— Begin SUPPLIED INFORMATION —

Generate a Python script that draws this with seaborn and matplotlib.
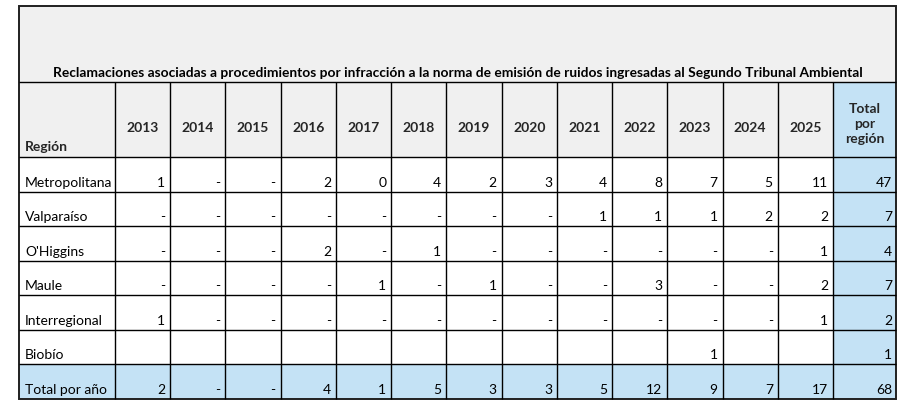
import numpy as np
import pandas as pd
import seaborn as sns
import matplotlib.pyplot as plt
from matplotlib.colors import ListedColormap
from matplotlib.patches import Rectangle

titulo = ("Reclamaciones asociadas a procedimientos por infracción a la norma de emisión "
          "de ruidos ingresadas al Segundo Tribunal Ambiental")
anios = ["2013", "2014", "2015", "2016", "2017", "2018", "2019",
         "2020", "2021", "2022", "2023", "2024", "2025"]
regiones = ["Metropolitana", "Valparaíso", "O'Higgins", "Maule", "Interregional", "Biobío"]

# celdas tal como aparecen: "-" = cero, "" = vacía
metropolitana = ["1", "-", "-", "2", "0", "4", "2", "3", "4", "8", "7", "5", "11"]
valparaiso = ["-", "-", "-", "-", "-", "-", "-", "-", "1", "1", "1", "2", "2"]
ohiggins = ["-", "-", "-", "2", "-", "1", "-", "-", "-", "-", "-", "-", "1"]
maule = ["-", "-", "-", "-", "1", "-", "1", "-", "-", "3", "-", "-", "2"]
interregional = ["1", "-", "-", "-", "-", "-", "-", "-", "-", "-", "-", "-", "1"]
biobio = ["", "", "", "", "", "", "", "", "", "", "1", "", ""]
total_anio = ["2", "-", "-", "4", "1", "5", "3", "3", "5", "12", "9", "7", "17"]
total_region = [47, 7, 4, 7, 2, 1]
total_general = 68

filas = regiones + ["Total por año"]
tabla = pd.DataFrame([metropolitana, valparaiso, ohiggins, maule, interregional, biobio, total_anio],
                     index=filas, columns=anios)
totales = pd.DataFrame({"Total por región": total_region + [total_general]}, index=filas)

azul = "#C4E2F5"
gris = "#F0F0F0"
cmap = ListedColormap(["white", azul])

W, H = 905, 415
x_izq, x_reg, x_fin_anios, x_der = 19, 115, 833, 896
y_sup, y_tit, y_cab, y_inf = 6, 82, 157, 399

sns.set_theme(style="white")
plt.rcParams["font.family"] = ["Lato", "DejaVu Sans"]
fs = 10.0
fs_tit = 9.9

fig = plt.figure(figsize=(W / 100, H / 100), dpi=100)


def caja(x0, x1, y0, y1):
    return fig.add_axes([x0 / W, 1 - y1 / H, (x1 - x0) / W, (y1 - y0) / H])


n = len(filas)
rol = np.zeros((n, 1))
rol[-1] = 1

# columna de regiones
ax_r = caja(x_izq, x_reg, y_cab, y_inf)
sns.heatmap(pd.DataFrame(rol, index=filas), cmap=cmap, vmin=0, vmax=1, cbar=False,
            xticklabels=False, yticklabels=False, ax=ax_r)
for i, nombre in enumerate(filas):
    ax_r.text(0.065, i + 0.74, nombre, ha="left", va="center", fontsize=fs, color="black")

# columnas de años
rol_anios = np.zeros(tabla.shape)
rol_anios[-1, :] = 1
ax_a = caja(x_reg, x_fin_anios, y_cab, y_inf)
sns.heatmap(pd.DataFrame(rol_anios, index=filas, columns=anios), cmap=cmap, vmin=0, vmax=1,
            cbar=False, xticklabels=False, yticklabels=False, ax=ax_a)
for i in range(n):
    for j in range(len(anios)):
        ax_a.text(j + 0.91, i + 0.74, tabla.iloc[i, j], ha="right", va="center",
                  fontsize=fs, color="black")

# columna de totales
ax_t = caja(x_fin_anios, x_der, y_cab, y_inf)
sns.heatmap(totales * 0 + 1, cmap=cmap, vmin=0, vmax=1, cbar=False,
            xticklabels=False, yticklabels=False, ax=ax_t)
for i, v in enumerate(totales.iloc[:, 0]):
    ax_t.text(0.94, i + 0.74, str(v), ha="right", va="center", fontsize=fs, color="black")

# capa superior: título, cabecera y bordes
ax = fig.add_axes([0, 0, 1, 1])
ax.set_xlim(0, W)
ax.set_ylim(H, 0)
ax.axis("off")
ax.add_patch(Rectangle((x_izq, y_sup), x_der - x_izq, y_cab - y_sup, facecolor=gris,
                       edgecolor="none", zorder=0))
ax.add_patch(Rectangle((x_fin_anios, y_tit), x_der - x_fin_anios, y_cab - y_tit, facecolor=azul,
                       edgecolor="none", zorder=0))

ax.text((x_izq + x_der) / 2, 73, titulo, ha="center", va="center", fontsize=fs_tit,
        fontweight="bold", color="black")
ax.text(x_izq + 6, 147, "Región", ha="left", va="center", fontsize=fs, fontweight="bold")
ancho = (x_fin_anios - x_reg) / len(anios)
for j, a in enumerate(anios):
    ax.text(x_reg + (j + 0.5) * ancho, 128, a, ha="center", va="center", fontsize=fs,
            fontweight="bold")
ax.text((x_fin_anios + x_der) / 2, 124, "Total\npor\nregión", ha="center", va="center",
        fontsize=fs, fontweight="bold", linespacing=1.3)

lw = 1.0
alto = (y_inf - y_cab) / n
ax.hlines([y_tit, y_cab] + [y_cab + k * alto for k in range(1, n)], x_izq, x_der,
          color="black", lw=lw)
ax.vlines([x_reg + k * ancho for k in range(len(anios) + 1)], y_tit, y_inf, color="black", lw=lw)
ax.add_patch(Rectangle((x_izq, y_sup), x_der - x_izq, y_inf - y_sup, fill=False,
                       edgecolor="#202020", lw=1.4))

fig.savefig("out.png", dpi=100)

— End SUPPLIED INFORMATION —

TO BE DONE: Collect each line holding the string "matplotlib".

OUTPUT FOR THIS EXERCISE:
Generate a Python script that draws this with seaborn and matplotlib.
import matplotlib.pyplot as plt
from matplotlib.colors import ListedColormap
from matplotlib.patches import Rectangle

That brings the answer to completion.